L’adhésion de tous ces opérateurs n’est pas aussi évidente, surtout pour les établissements publics.
Une circulaire de la Banque Centrale (cir n°2022-09 datant du 25/10/2022) a fixé les procédures de demande d’agrément pour l’exercice d’activité de renseignement de crédit, des documents et données devant être fournis. Selon l’article 8 du decret-loi de 2022, la BCT est appelée à prendre « La décision d’agrément est prise dans un délai de quatre mois à compter de la date de communication de tous les renseignements demandés ». En cas de refus la BCT n’est pas obligée de motiver sa décision, et le demandeur n’a pas aucun recours à faire.
La circulaire de la BCT du 25/10/2022 a aussi exigé des documents très sensibles qui doivent être présentés par le demandeur. En effet, il est obligé de fournir :
– la stratégie de développement de la société de renseignement de crédit à créer, le modèle d’affaires cible et les objectifs stratégiques avec une description des domaines d’activité et de la clientèle cible.
– L’étude de marché et de l’environnement économique et financier de la société de renseignement de crédit à créer et son positionnement cible sur le marché et les diverses lignes de métiers. – La politique commerciale reflétant les orientations stratégiques : services, clientèle cible, domaines d’activité et politique tarifaire.

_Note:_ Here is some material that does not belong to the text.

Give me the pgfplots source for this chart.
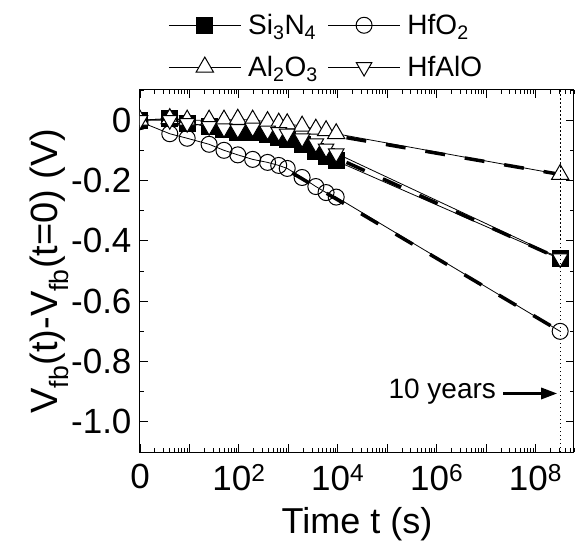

– Une note sur la nature et l’étendue des risques auxquels la société de renseignement de crédit sera exposée (risques de réputation, risques juridiques, risques technologiques, risques opérationnels, risques cybernétiques…).
– La politique de financement de la société de renseignement de crédit: les principales sources et conditions de financement en termes de coût et de maturité.
Des rapports qui portent principalement sur le secret d’affaire et qui ne peuvent pas être divulgués à n’importe quelle instance.
Il est à noter aussi que la BCT n’a pas publié jusqu’à présent la circulaire fixant la liste des informations se rapportant aux informations sur le crédit. Pourtant la circulaire est l’un des axes de la stratégie national pour l’amélioration du climat des affaires, et le chainon manquant pour compléter le cadre règlementaire des bureaux d’information sur le crédit.
Pour résumer, il ne faut pas s’attendre à voir une société d’information sur le crédit dans le paysage financier tunisien en 2024 et même en 2025, vu la sensibilité de ces établissements et ce malgré leur importance. L’idée n’est pas acceptée par tout le monde, et certains voulant opérer dans le noir, s’opposent à ce genre de projets.
Le cadre règlementaire lui-même, et avant même son application doit être révisé pour intégrer plus de souplesse, surtout au niveau du capital à mobiliser, et fixer la BCT comme interlocuteur unique pour les investisseurs.